Now, the LSE’s Media Policy Project has examined the CPS study, and Gordon Ramsay has tried to replicate the findings, only to find that they don’t stand up. Moreover, the central plank of the CPS research, that the Guardian and Telegraph are polar equivalents of left and right, is shown to be fatuous. The conclusion is the old adage of “garbage in, garbage out”.
Ramsay starts with this important caveat: “this is not intended to be a defence of the BBC; it is an argument for adhering to the basic principles that keep empirical research ‘honest’ – verifiability, replicability, validity of methods, and so on. The CPS report on the BBC is deficient in all of these areas. It is opaque, it omits key data, resists replication, and presents results obtained via contentious methodology as fact without acknowledging alternative explanations”.
Ramsay also echoes my concern about using the Guardian and Telegraph as equalling “left” and “right”, calling it “a contestable starting point”, and noting, as I did, that the spectrum of 40 think-tanks was seriously flawed, placing the IEA and ASI to the left of IPPR. And there was worse to come.
The CPS took a subset of just 10 think-tanks and analysed the number of times these were mentioned by BBC Online News.
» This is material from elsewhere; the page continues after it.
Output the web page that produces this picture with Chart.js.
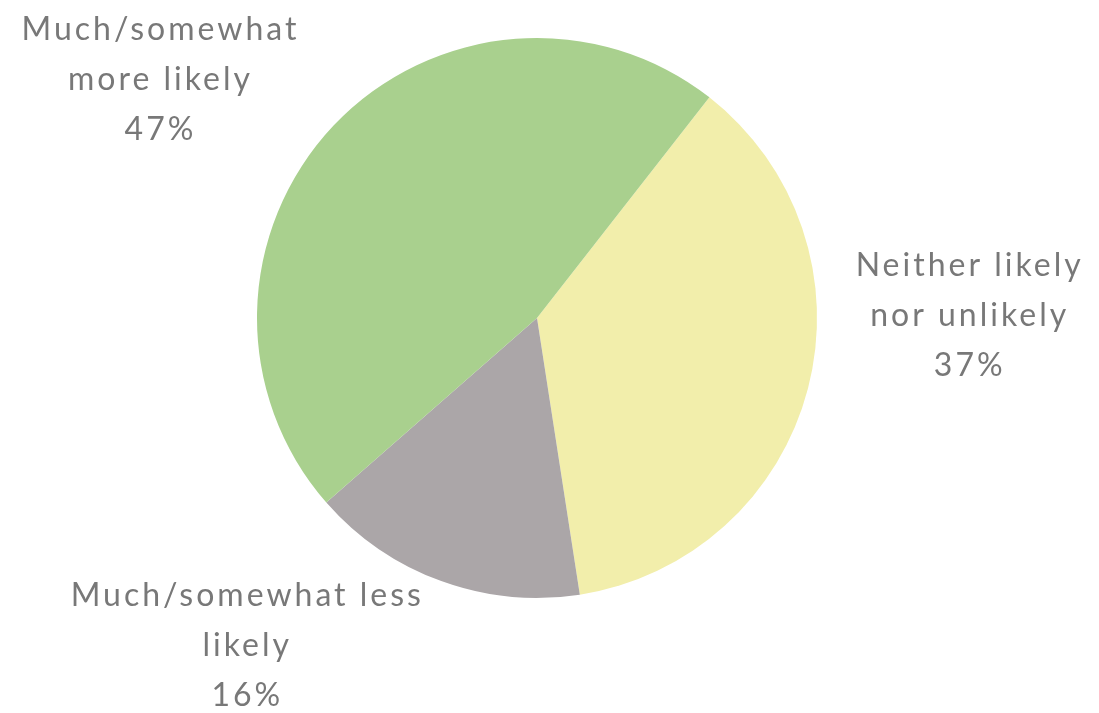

The LSE study takes this information and uses it to show where the BBC, and national newspapers, come out on the left/right spectrum. And the results should make uncomfortable reading for the CPS, and their allies out there on the right.
As can be seen from the table above, the BBC comes out as being, if anything, slightly right leaning; what might be termed small-c conservative, or, if you will, establishment leaning. The newspaper that comes closest to the centre, demonstrating that the CPS were wrong to cite it as equalling “left”, is the Guardian. Only the Independent comes close to matching it.
The conclusion, that it is harder for left leaning think-tanks to get mentioned by press and broadcasters, rather goes against the CPS’s narrative, which attempts to suggest the opposite. But, as is pointed out, the move to paint the BBC as biased is occurring at the same time as we approach the next series of discussions over renewing the Corporation’s charter.
As Private Eye might have asked, I wonder if the two are in any way connected.